There are a whole bunch of different strategies for slow watering a crop while not there, some cheap, some less so and they range from simply upending a 2 litre pop bottle with the bottom cut off and shoving it in the pot, filling with water but only providing a narrow outlet from which the water drips over time. But that would never work in a grobag. The solution really is the friendly neighbour/friend/Ray option because that person will come in once daily and do the lot. You also get a security check for free and they can message you if there's anything untoward going on.

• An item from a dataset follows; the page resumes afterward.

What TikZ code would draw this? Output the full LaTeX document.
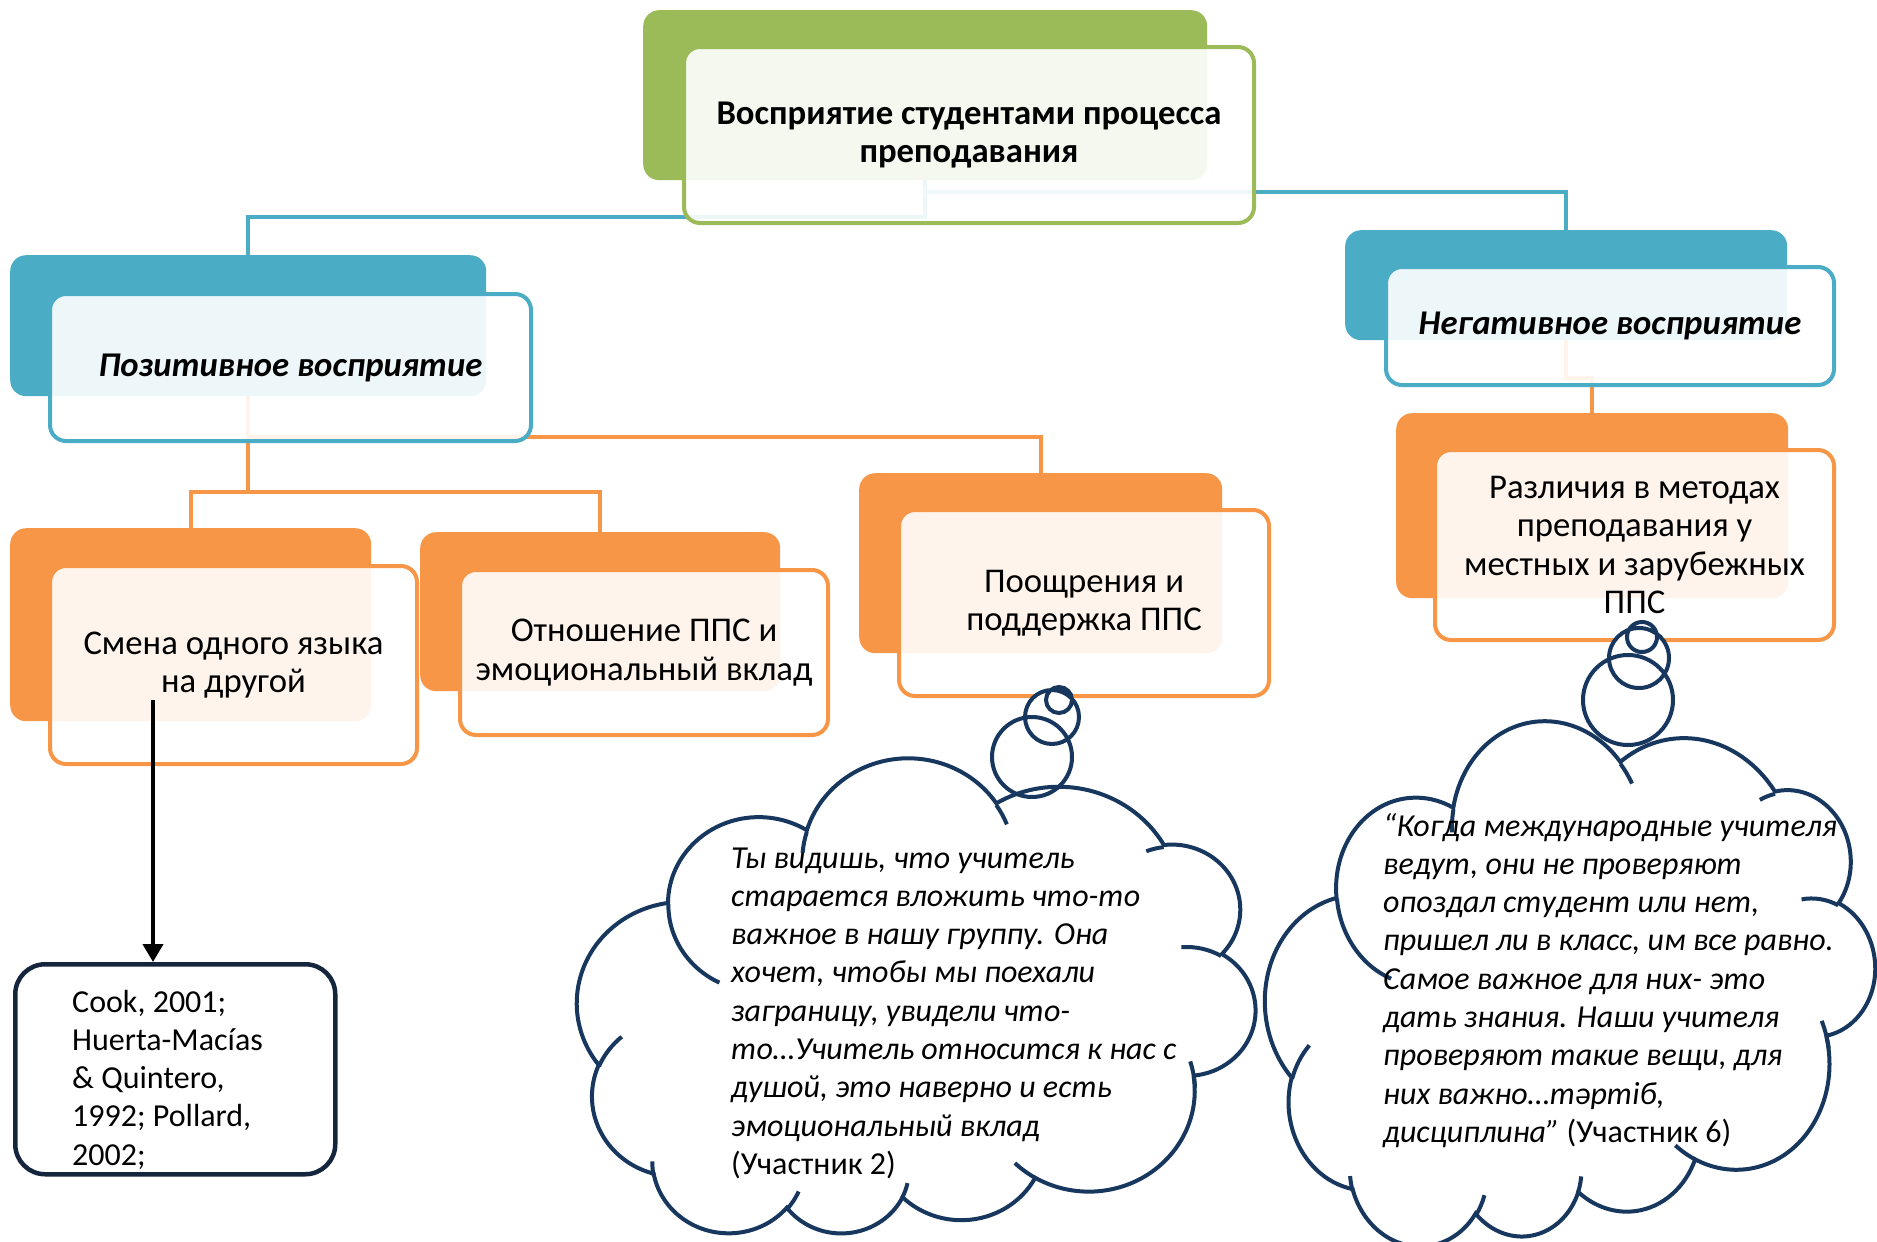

In terms of your hosepipe idea, I've not tried it myself but it sounds plausible if the flow rate were slow enough (Tomato's don't like continually wet feet). I would be inclined to do a prototype and try it for a few days to see if it works and to figure out how "nearly closed" the tap needs to be. But first choice, that friendly neighbour.


----------



## Phil Pascoe (26 Jun 2017)

I have seen systems with raised water containers and wicks down to the beds/bags - but I would think they work better with the wick put in before anything is planted. Best of luck with them - I've tried them outdoors numerous times and not yet picked a single ripe tomato. I've tried the bottle method, it's not particularly good, as to keep the flow slow the holes need to be small, and small holes block. It's not a bad idea to part bury a flowerpot or something in the bag so you can fill it rather than watch the water run off the top (especially if you've allowed it to get a bit too dry. I must admit to not liking growbags, I always did better with them in the ground. I had a four and a half pound truss on a Shirley once.


----------



## Steve Maskery (26 Jun 2017)

The problem with the friendly neighbour option is that he is going on holiday with me.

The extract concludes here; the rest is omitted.